In the 1910-1911 season he raced and won Junior pairs at Ballarat Regatta with Harold Blick and Ozzie McPhail as coxswain. In 1912 he had moved back to Footscray as he and pair partner Blick, raced at Ballarat Regatta that year, in Senior pairs representing Footscray Rowing Club. The race was won by the Commons brothers of Ballarat City Rowing Club! He spent 1912-1917 in Footscray as he returned to Ballarat again and was instrumental in reopening the shed which had been closed for nearly two years and restarting the club in 1918. As first Captain post-war he had a very significant role in restarting the club and framing how it would move into the future.
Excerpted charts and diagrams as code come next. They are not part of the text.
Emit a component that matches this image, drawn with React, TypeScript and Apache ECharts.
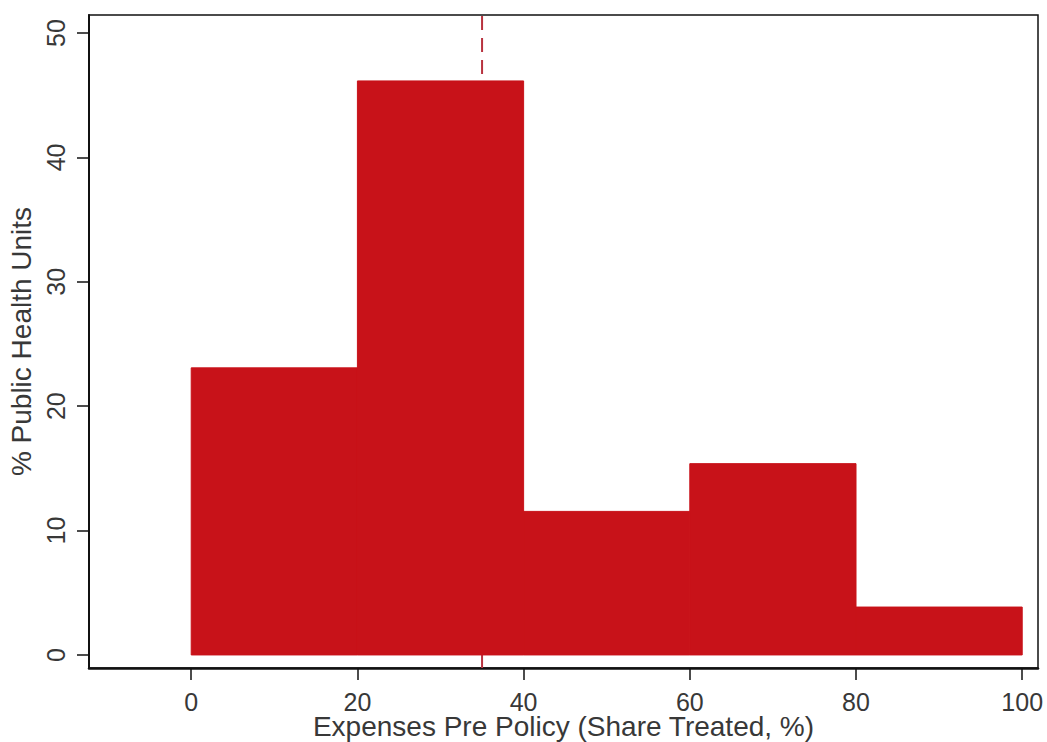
import React, { useEffect, useRef } from "react";
import * as echarts from "echarts";

// Histogram bins (share treated, %) and the share of public health units in each
const binStarts = [0, 20, 40, 60, 80];
const binEnds = [20, 40, 60, 80, 100];
const shares = [23.08, 46.15, 11.54, 15.38, 3.85];

// Reference cut-off drawn as a dashed vertical line
const cutoff = 35;

const xTicks = [0, 20, 40, 60, 80, 100];
const yTicks = [0, 10, 20, 30, 40, 50];

const xTitle = "Expenses Pre Policy (Share Treated, %)";
const yTitle = "% Public Health Units";

const X_MIN = -12.3;
const X_MAX = 101.9;
const Y_MIN = -1.05;
const Y_MAX = 51.45;

const BAR_COLOR = "#c81219";
const LINE_COLOR = "#b8323f";
const TEXT_COLOR = "#383838";
const FONT = "'Liberation Sans', Arial, sans-serif";

export default function App() {
  const ref = useRef<HTMLDivElement>(null);

  useEffect(() => {
    if (!ref.current) return;
    const chart = echarts.init(ref.current, null, { renderer: "svg" });

    const bins = binStarts.map((s, i) => [s, binEnds[i], shares[i]]);

    chart.setOption({
      animation: false,
      backgroundColor: "#ffffff",
      textStyle: { fontFamily: FONT },
      grid: {
        left: 89,
        right: 9,
        top: 15,
        bottom: 74,
        containLabel: false,
        outerBoundsMode: "none",
        show: true,
        borderColor: "#111111",
        borderWidth: 1.5,
        backgroundColor: "#ffffff",
      },
      xAxis: {
        type: "value",
        min: X_MIN,
        max: X_MAX,
        splitLine: { show: false },
        axisLine: { show: true, onZero: false, lineStyle: { color: "#111111", width: 2.5 } },
        axisTick: {
          show: true,
          length: 12,
          customValues: xTicks,
          lineStyle: { color: "#111111", width: 1.5 },
        },
        axisLabel: {
          customValues: xTicks,
          color: TEXT_COLOR,
          fontSize: 25,
          lineHeight: 19,
          fontFamily: FONT,
          margin: 24,
        },
        name: xTitle,
        nameLocation: "middle",
        nameMoveOverlap: false,
        nameGap: 47,
        nameTextStyle: { color: TEXT_COLOR, fontSize: 28, lineHeight: 22, fontFamily: FONT },
      },
      yAxis: {
        type: "value",
        min: Y_MIN,
        max: Y_MAX,
        splitLine: { show: false },
        axisLine: { show: true, onZero: false, lineStyle: { color: "#111111", width: 2 } },
        axisTick: {
          show: true,
          length: 12,
          customValues: yTicks,
          lineStyle: { color: "#111111", width: 1.5 },
        },
        axisLabel: {
          customValues: yTicks,
          rotate: 90,
          color: TEXT_COLOR,
          fontSize: 25,
          fontFamily: FONT,
          margin: 21,
        },
        name: yTitle,
        nameLocation: "middle",
        nameRotate: 90,
        nameGap: 52,
        nameTextStyle: { color: TEXT_COLOR, fontSize: 28, fontFamily: FONT },
      },
      series: [
        {
          // dashed cut-off line, spanning the full plot height behind the bars
          type: "line",
          z: 1,
          silent: true,
          symbol: "none",
          lineStyle: { type: [14, 8], color: LINE_COLOR, width: 2 },
          data: [
            [cutoff, Y_MIN],
            [cutoff, Y_MAX],
          ],
        },
        {
          type: "custom",
          z: 2,
          silent: true,
          data: bins,
          encode: { x: [0, 1], y: 2 },
          renderItem: (_params: any, api: any) => {
            const topLeft = api.coord([api.value(0), api.value(2)]);
            const bottomRight = api.coord([api.value(1), 0]);
            return {
              type: "rect",
              shape: {
                x: topLeft[0],
                y: topLeft[1],
                width: bottomRight[0] - topLeft[0],
                height: bottomRight[1] - topLeft[1],
              },
              style: { fill: BAR_COLOR, stroke: BAR_COLOR, lineWidth: 1 },
            };
          },
        },
      ],
    });

    return () => chart.dispose();
  }, []);

  return (
    <div
      ref={ref}
      style={{ position: "fixed", left: 0, top: 0, width: 1047, height: 742 }}
    />
  );
}
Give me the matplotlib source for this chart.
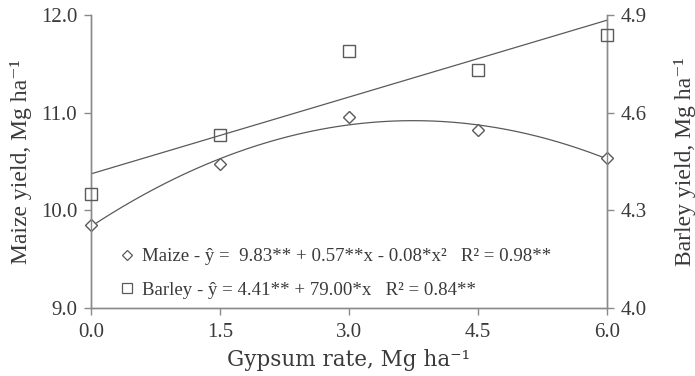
import numpy as np
import matplotlib
matplotlib.use("Agg")
import matplotlib.pyplot as plt
from matplotlib.lines import Line2D

# gypsum rates (Mg/ha)
gypsum = [0.0, 1.5, 3.0, 4.5, 6.0]
# yields
maize = [9.85, 10.47, 10.96, 10.82, 10.54]
barley = [4.35, 4.53, 4.79, 4.73, 4.84]

xticks = [0.0, 1.5, 3.0, 4.5, 6.0]
maize_ticks = [9.0, 10.0, 11.0, 12.0]
barley_ticks = [4.0, 4.3, 4.6, 4.9]

maize_label = "Maize - ŷ =  9.83** + 0.57**x - 0.08*x²   R² = 0.98**"
barley_label = "Barley - ŷ = 4.41** + 79.00*x   R² = 0.84**"

plt.rcParams['font.family'] = ['Liberation Serif', 'DejaVu Serif']
text_c = '#3a3a3a'
axis_c = '#8a8a8a'
line_c = '#5a5a5a'

fig = plt.figure(figsize=(6.95, 3.76), dpi=100)
ax = fig.add_axes([91 / 695, 1 - 308 / 376, 516 / 695, 293 / 376])
ax2 = ax.twinx()

# fitted curves
xs = np.linspace(0, 6, 200)
mfit = np.polyfit(gypsum, maize, 2)
bfit = np.polyfit(gypsum, barley, 1)
ax.plot(xs, np.polyval(mfit, xs), color=line_c, lw=0.9)
ax2.plot(xs, np.polyval(bfit, xs), color=line_c, lw=0.9)

ax.plot(gypsum, maize, ls='none', marker='D', ms=6.5, mfc='white',
        mec=line_c, mew=1.0, clip_on=False, zorder=5)
ax2.plot(gypsum, barley, ls='none', marker='s', ms=8.5, mfc='none',
         mec=line_c, mew=1.0, clip_on=False, zorder=5)

ax.set_xlim(0, 6)
ax.set_ylim(9.0, 12.0)
ax2.set_ylim(4.0, 4.9)
ax.set_xticks(xticks)
ax.set_xticklabels([f'{v:.1f}' for v in xticks])
ax.set_yticks(maize_ticks)
ax.set_yticklabels([f'{v:.1f}' for v in maize_ticks])
ax2.set_yticks(barley_ticks)
ax2.set_yticklabels([f'{v:.1f}' for v in barley_ticks])

for a in (ax, ax2):
    for side in a.spines:
        a.spines[side].set_color(axis_c)
        a.spines[side].set_linewidth(1.0)
    a.spines['top'].set_visible(False)
    a.tick_params(colors=axis_c, labelcolor=text_c, labelsize=15,
                  length=5, width=1.0, direction='out')
ax.tick_params(axis='x', pad=6)
ax.tick_params(axis='y', pad=5)
ax2.tick_params(axis='y', pad=5)

ax.set_ylabel("Maize yield, Mg ha⁻¹", fontsize=17, color=text_c, labelpad=6)
ax2.set_ylabel("Barley yield, Mg ha⁻¹", fontsize=17, color=text_c, labelpad=19)
ax.set_xlabel("Gypsum rate, Mg ha⁻¹", fontsize=15.5, color=text_c,
              family=['DejaVu Serif'], labelpad=5)

handles = [
    Line2D([], [], ls='none', marker='D', ms=5, mfc='white', mec=line_c, mew=0.9),
    Line2D([], [], ls='none', marker='s', ms=7.5, mfc='white', mec=line_c, mew=0.9),
]
leg = ax.legend(handles, [maize_label, barley_label], loc='lower left',
                bbox_to_anchor=(0.04, 0.006), frameon=False, fontsize=13.6,
                handlelength=0.8, handletextpad=0.4, labelspacing=0.85,
                borderaxespad=0)
for t in leg.get_texts():
    t.set_color(text_c)

fig.savefig('out.png', dpi=100)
In that season he won Novice sculls at BRA Novice Regatta and the Maiden and Junior Sculls at Melbourne Regatta.
He worked at the Railway Workshops in Ballarat as a carpenter at a time when train carriages constructed mainly of timber. His level of skill is evident in the picture frame he hand carved for the photo of him in 1911 in the winning Maiden pairs at Ballarat Regatta. The photo is still in possession of the club. Many young men joined from the Railway Workshops at this time and it became somewhat of a tradition with many club members coming from the Workshops in the 1920’s. Possibly Peter Cram recruited rowers from amongst his workmates.
In early 1918 “A band of earnest workers made the shed safe and habitable. Messrs. W. Nankervis, J. Frees, G. Eaton, J. Hazelgrove, J. Hodges, Lethborg and club Captain P. Cram gave the old shed a thorough overhaul in their spare time.
At Ballarat Novice Regatta Mr. P. Cram, club captain, won the Novice sculling race. The club held numerous scratch and trial fours throughout the season. Donations of trophies for these races were received from Mr. Jas. Tulloch, W. M. Reid, G. Vickery and St. Patrick’s College.
No new boats were purchased but the captain Mr. Cram overhauled all the equipment and made sure it was kept in good repair. The north side of the jetty was rebuilt by the members volunteering their time and labour.” (Excerpt from “The Boys From the Rush Beds-K. Elliott)
In 1923 when the club was continuing its revival after the war, they had a boat christening in January they christened 10 boats, where one of the practice fours was named the “Peter Cram” in his honour.
Winning Junior Pair 1911 Ballarat Regatta. Ozzie McPhail - cox, Peter Cram - stroke and Harold Blick – bow
Peter married in 1923 and moved back to Footscray where he continued rowing at Footscray Rowing Club. He was still living in Footscray in the 1950’s. He had three sons, Alec, Hugh and Harry. Peter married a second time in his 70’s and moved to live in Mildura where he joined the Clay Pigeon Shooting Club and the Duck Hunting Club. He died aged 88 on the first day of duck hunting season.
Peter and his rowing partner Harold Blick ended up brothers-in-law, marrying two sisters May and Alice Cunningham.